City wins praise for legionnaires’ work
But outbreak plans still lacking New public health lab needed: Report
Toronto’s response to legionnaires’ disease this fall was “ more organized, efficient and effective” than during the outbreak of SARS in 2003, but there is still an “ enormous” amount of work to be done to prepare for a flu pandemic or other major disease, a new report says.
If the legionnaires’ outbreak had been larger, “the system would have been much more stressed and the outcome could have been much different,” Dr. David Walker, chair of an expert panel appointed by the province to review the situation, told a news conference yesterday.

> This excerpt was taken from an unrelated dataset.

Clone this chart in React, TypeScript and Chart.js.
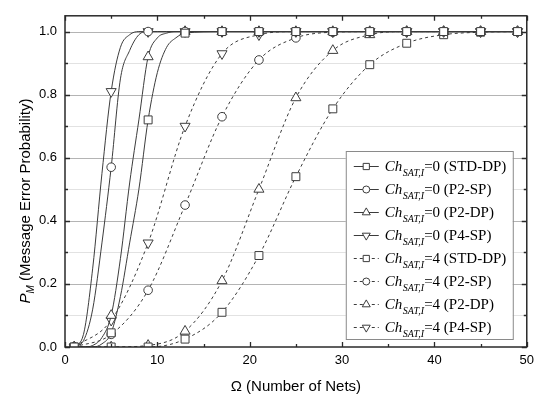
import React, { useEffect, useRef } from 'react';
import { Chart, registerables } from 'chart.js';

Chart.register(...registerables);

// x positions: fine sampling for the steep Ch=0 curves, marker positions every 4 nets
const xFine = [1, 2, 3, 4, 5, 6, 7, 8, 9, 10, 11, 12, 13, 17, 21, 25, 29, 33, 37, 41, 45, 49];
const xMarker = [1, 5, 9, 13, 17, 21, 25, 29, 33, 37, 41, 45, 49];

// Ch_SAT,I = 0 (values at xFine)
const ch0StdDp = [0, 0, 0, 0.01, 0.045, 0.16, 0.33, 0.5, 0.72, 0.87, 0.95, 0.98, 0.995, 1, 1, 1, 1, 1, 1, 1, 1, 1];
const ch0P2Sp = [0, 0.02, 0.12, 0.33, 0.57, 0.85, 0.94, 0.99, 1, 1, 1, 1, 1, 1, 1, 1, 1, 1, 1, 1, 1, 1];
const ch0P2Dp = [0, 0, 0.005, 0.03, 0.1, 0.28, 0.52, 0.72, 0.92, 0.98, 0.995, 1, 1, 1, 1, 1, 1, 1, 1, 1, 1, 1];
const ch0P4Sp = [0, 0.04, 0.25, 0.55, 0.81, 0.95, 0.99, 1, 1, 1, 1, 1, 1, 1, 1, 1, 1, 1, 1, 1, 1, 1];

// Ch_SAT,I = 4 (values at xMarker)
const ch4StdDp = [0, 0, 0, 0.025, 0.11, 0.29, 0.54, 0.755, 0.895, 0.963, 0.99, 0.998, 1];
const ch4P2Sp = [0, 0.04, 0.18, 0.45, 0.73, 0.91, 0.98, 0.998, 1, 1, 1, 1, 1];
const ch4P2Dp = [0, 0, 0.005, 0.05, 0.21, 0.5, 0.79, 0.94, 0.99, 1, 1, 1, 1];
const ch4P4Sp = [0, 0.085, 0.33, 0.7, 0.93, 0.99, 1, 1, 1, 1, 1, 1, 1];

const seriesLabels = ['(STD-DP)', '(P2-SP)', '(P2-DP)', '(P4-SP)'];
const chValues = ['0', '4'];

const X_MIN = 0;
const X_MAX = 50;
const Y_MIN = 0;
const Y_MAX = 1.05;

const LINE = '#3c3c3c';

type Shape = { style: string; rotation: number; radius: number; legendRadius: number };
const shapes: Shape[] = [
  { style: 'rect', rotation: 0, radius: 5.6, legendRadius: 4.4 },
  { style: 'circle', rotation: 0, radius: 4.3, legendRadius: 3.5 },
  { style: 'triangle', rotation: 0, radius: 5.8, legendRadius: 4.6 },
  { style: 'triangle', rotation: 180, radius: 5.8, legendRadius: 4.6 },
];

function isMarker(x: number) {
  return (x - 1) % 4 === 0;
}

function drawShape(ctx: CanvasRenderingContext2D, s: Shape, x: number, y: number, r: number) {
  ctx.save();
  ctx.fillStyle = '#fff';
  ctx.strokeStyle = LINE;
  ctx.lineWidth = 1;
  ctx.setLineDash([]);
  ctx.beginPath();
  if (s.style === 'rect') {
    const h = r * Math.SQRT1_2;
    ctx.rect(x - h, y - h, 2 * h, 2 * h);
  } else if (s.style === 'circle') {
    ctx.arc(x, y, r, 0, Math.PI * 2);
  } else {
    let a = (s.rotation * Math.PI) / 180;
    ctx.moveTo(x + Math.sin(a) * r, y - Math.cos(a) * r);
    a += (2 * Math.PI) / 3;
    ctx.lineTo(x + Math.sin(a) * r, y - Math.cos(a) * r);
    a += (2 * Math.PI) / 3;
    ctx.lineTo(x + Math.sin(a) * r, y - Math.cos(a) * r);
    ctx.closePath();
  }
  ctx.fill();
  ctx.stroke();
  ctx.restore();
}

const framePlugin = {
  id: 'framePlugin',
  beforeDatasetsDraw(chart: any) {
    const { ctx, chartArea: ca, scales } = chart;
    const ys = scales.y;
    ctx.save();
    for (let i = 1; i <= 10; i++) {
      const v = i / 10;
      const py = Math.round(ys.getPixelForValue(v)) + 0.5;
      ctx.strokeStyle = i % 2 === 0 ? '#b4b4b4' : '#e2e2e2';
      ctx.lineWidth = 1;
      ctx.beginPath();
      ctx.moveTo(ca.left, py);
      ctx.lineTo(ca.right, py);
      ctx.stroke();
    }
    ctx.restore();
  },
  afterDatasetsDraw(chart: any) {
    const { ctx, chartArea: ca, scales } = chart;
    const xs = scales.x;
    const ys = scales.y;
    ctx.save();
    ctx.strokeStyle = '#2a2a2a';
    ctx.lineWidth = 1.3;
    // ticks x
    for (let v = 0; v <= 50; v += 5) {
      const px = Math.round(xs.getPixelForValue(v)) + 0.5;
      const len = v % 10 === 0 ? 5 : 3;
      ctx.beginPath();
      ctx.moveTo(px, ca.bottom);
      ctx.lineTo(px, ca.bottom - len);
      ctx.moveTo(px, ca.top);
      ctx.lineTo(px, ca.top + len);
      ctx.stroke();
    }
    for (let i = 0; i <= 10; i++) {
      const py = Math.round(ys.getPixelForValue(i / 10)) + 0.5;
      const len = i % 2 === 0 ? 5 : 3;
      ctx.beginPath();
      ctx.moveTo(ca.left, py);
      ctx.lineTo(ca.left + len, py);
      ctx.moveTo(ca.right, py);
      ctx.lineTo(ca.right - len, py);
      ctx.stroke();
    }
    ctx.lineWidth = 1.5;
    ctx.strokeRect(ca.left, ca.top, ca.right - ca.left, ca.bottom - ca.top);
    ctx.restore();
  },
  afterDraw(chart: any) {
    const { ctx, chartArea: ca } = chart;
    ctx.save();
    // legend
    const bx = ca.right - 181;
    const by = 151;
    const bw = 167;
    const bh = ca.bottom - 8 - by;
    ctx.fillStyle = '#fff';
    ctx.fillRect(bx, by, bw, bh);
    ctx.strokeStyle = '#8a8a8a';
    ctx.lineWidth = 1;
    ctx.strokeRect(bx + 0.5, by + 0.5, bw, bh);
    let row = 0;
    for (let c = 0; c < 2; c++) {
      for (let s = 0; s < 4; s++) {
        const y = by + 15 + row * 23;
        const lx0 = bx + 8;
        const lx1 = bx + 33;
        ctx.strokeStyle = LINE;
        ctx.lineWidth = 1;
        ctx.setLineDash(c === 1 ? [3, 3] : []);
        ctx.beginPath();
        ctx.moveTo(lx0, y + 0.5);
        ctx.lineTo(lx1, y + 0.5);
        ctx.stroke();
        ctx.setLineDash([]);
        drawShape(ctx, shapes[s], (lx0 + lx1) / 2, y + 0.5, shapes[s].legendRadius);
        let tx = bx + 39;
        ctx.fillStyle = '#000';
        ctx.textBaseline = 'alphabetic';
        ctx.textAlign = 'left';
        ctx.font = 'italic 15px "Liberation Serif"';
        ctx.fillText('Ch', tx, y + 5);
        tx += ctx.measureText('Ch').width + 0.5;
        ctx.font = 'italic 10px "Liberation Serif"';
        ctx.fillText('SAT,I', tx, y + 10);
        tx += ctx.measureText('SAT,I').width;
        ctx.font = '15px "Liberation Serif"';
        ctx.fillText('=' + chValues[c] + ' ' + seriesLabels[s], tx, y + 5);
        row++;
      }
    }
    // x title
    ctx.fillStyle = '#000';
    ctx.font = '15px "Liberation Sans"';
    ctx.textAlign = 'center';
    ctx.textBaseline = 'middle';
    ctx.fillText('\u03A9 (Number of Nets)', (ca.left + ca.right) / 2, 387);
    // y title
    ctx.save();
    ctx.translate(25, 201);
    ctx.rotate(-Math.PI / 2);
    ctx.textAlign = 'left';
    ctx.textBaseline = 'alphabetic';
    const fP = 'italic 15px "Liberation Sans"';
    const fM = 'italic 10px "Liberation Sans"';
    const fR = '15px "Liberation Sans"';
    const rest = ' (Message Error Probability)';
    ctx.font = fP;
    const wP = ctx.measureText('P').width;
    ctx.font = fM;
    const wM = ctx.measureText('M').width;
    ctx.font = fR;
    const wR = ctx.measureText(rest).width;
    let tx = -(wP + wM + wR) / 2;
    ctx.font = fP;
    ctx.fillText('P', tx, 5);
    tx += wP;
    ctx.font = fM;
    ctx.fillText('M', tx, 9);
    tx += wM;
    ctx.font = fR;
    ctx.fillText(rest, tx, 5);
    ctx.restore();
    ctx.restore();
  },
};

export default function App() {
  const ref = useRef<HTMLCanvasElement | null>(null);
  useEffect(() => {
    if (!ref.current) return;
    const solid = [ch0StdDp, ch0P2Sp, ch0P2Dp, ch0P4Sp];
    const dashed = [ch4StdDp, ch4P2Sp, ch4P2Dp, ch4P4Sp];
    const datasets: any[] = [];
    solid.forEach((arr, s) => {
      datasets.push({
        label: 'Ch_SAT,I=0 ' + seriesLabels[s],
        data: xFine.map((x, i) => ({ x, y: arr[i] })),
        borderColor: LINE,
        borderWidth: 1,
        cubicInterpolationMode: 'monotone',
        pointStyle: shapes[s].style,
        rotation: shapes[s].rotation,
        pointRadius: (c: any) => (c.raw && isMarker(c.raw.x) ? shapes[s].radius : 0),
        pointBackgroundColor: '#fff',
        pointBorderColor: LINE,
        pointBorderWidth: 1,
        fill: false,
      });
    });
    dashed.forEach((arr, s) => {
      datasets.push({
        label: 'Ch_SAT,I=4 ' + seriesLabels[s],
        data: xMarker.map((x, i) => ({ x, y: arr[i] })),
        borderColor: LINE,
        borderWidth: 1,
        borderDash: [3, 3],
        cubicInterpolationMode: 'monotone',
        pointStyle: shapes[s].style,
        rotation: shapes[s].rotation,
        pointRadius: shapes[s].radius,
        pointBackgroundColor: '#fff',
        pointBorderColor: LINE,
        pointBorderWidth: 1,
        fill: false,
      });
    });
    const chart = new Chart(ref.current, {
      type: 'line',
      data: { datasets },
      options: {
        responsive: false,
        animation: false,
        layout: { padding: { left: 0, right: 13, top: 5, bottom: 0 } },
        plugins: { legend: { display: false }, tooltip: { enabled: false } },
        events: [],
        scales: {
          x: {
            type: 'linear',
            min: X_MIN,
            max: X_MAX,
            grid: { display: false, drawTicks: false },
            border: { display: false },
            ticks: {
              stepSize: 10,
              padding: 6,
              color: '#000',
              font: { family: '"Liberation Sans"', size: 13 },
              maxRotation: 0,
            },
            afterFit: (scale: any) => {
              scale.height = 50;
            },
          },
          y: {
            type: 'linear',
            min: Y_MIN,
            max: Y_MAX,
            grid: { display: false, drawTicks: false },
            border: { display: false },
            ticks: {
              stepSize: 0.1,
              padding: 8,
              color: '#000',
              font: { family: '"Liberation Sans"', size: 13 },
              autoSkip: false,
              callback: (v: any) => {
                const t = Number(v) * 10;
                const r = Math.round(t);
                if (Math.abs(t - r) > 1e-6) return '';
                return r % 2 === 0 ? (r / 10).toFixed(1) : '';
              },
            },
            afterFit: (scale: any) => {
              scale.width = 65;
            },
          },
        },
      },
      plugins: [framePlugin],
    });
    return () => chart.destroy();
  }, []);
  return (
    <div style={{ position: 'absolute', left: 0, top: 0, width: 540, height: 397, background: '#fff' }}>
      <canvas ref={ref} width={540} height={397} style={{ width: 540, height: 397 }} />
    </div>
  );
}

Ontario hospitals are operating at or near capacity, and a sudden increase in seriously ill patients pushed them to the limit, the report says. During September’s legionnaires’ outbreak at the Seven Oaks Home for the Aged in Scarborough, 133 people were infected, including 70 residents, 37 staff, 21 visitors and five people in the community. Twentythree elderly people died. The outbreak was eventually traced to the home’s air- conditioning cooling tower.
All of the patients received “ exemplary care” at the nursing home and in hospital, the report concludes.
Although it took 10 days to identify the illness, causing anxiety among patients, families and staff, those who became sick were immediately treated with antibiotics — the standard treatment for legionnaires’ — and no deaths could have been avoided. But Ontario urgently needs to replace its public health laboratory. Once a world leader, the facility is antiquated and understaffed, and needs to be moved downtown near the major hospitals, the document says. The provincial coroner’s autopsy suite also needs to be replaced, the report says, adding it is so outdated it can’t safely handle cases of mysterious illness, and those autopsies have to be performed in hospitals instead. Communications between health officials also need improvement. Phone calls and faxes, rather than electronic communications, are often relied upon to send urgent information, it says. The report makes 26 recommendations to improve the public health response system.
Dr. Donald Low, medical director of the public health lab, said there needs to be an “ infusion of expertise, not only to provide the service but to do research and development too, so we can be back on the cutting edge as we were 20 to 25 years ago.” Health Minister George Smitherman acknowledged yesterday that “ we have more progress to make,” especially in improving the capacity of the public health lab, near Islington Ave. and Highway 401.
Fixing that will likely involve moving some of the diseasetracking functions of the lab to the MaRS research facility at College St. and University Ave. to form a “ critical mass” in monitoring outbreaks, with help from experts at the downtown teaching hospitals.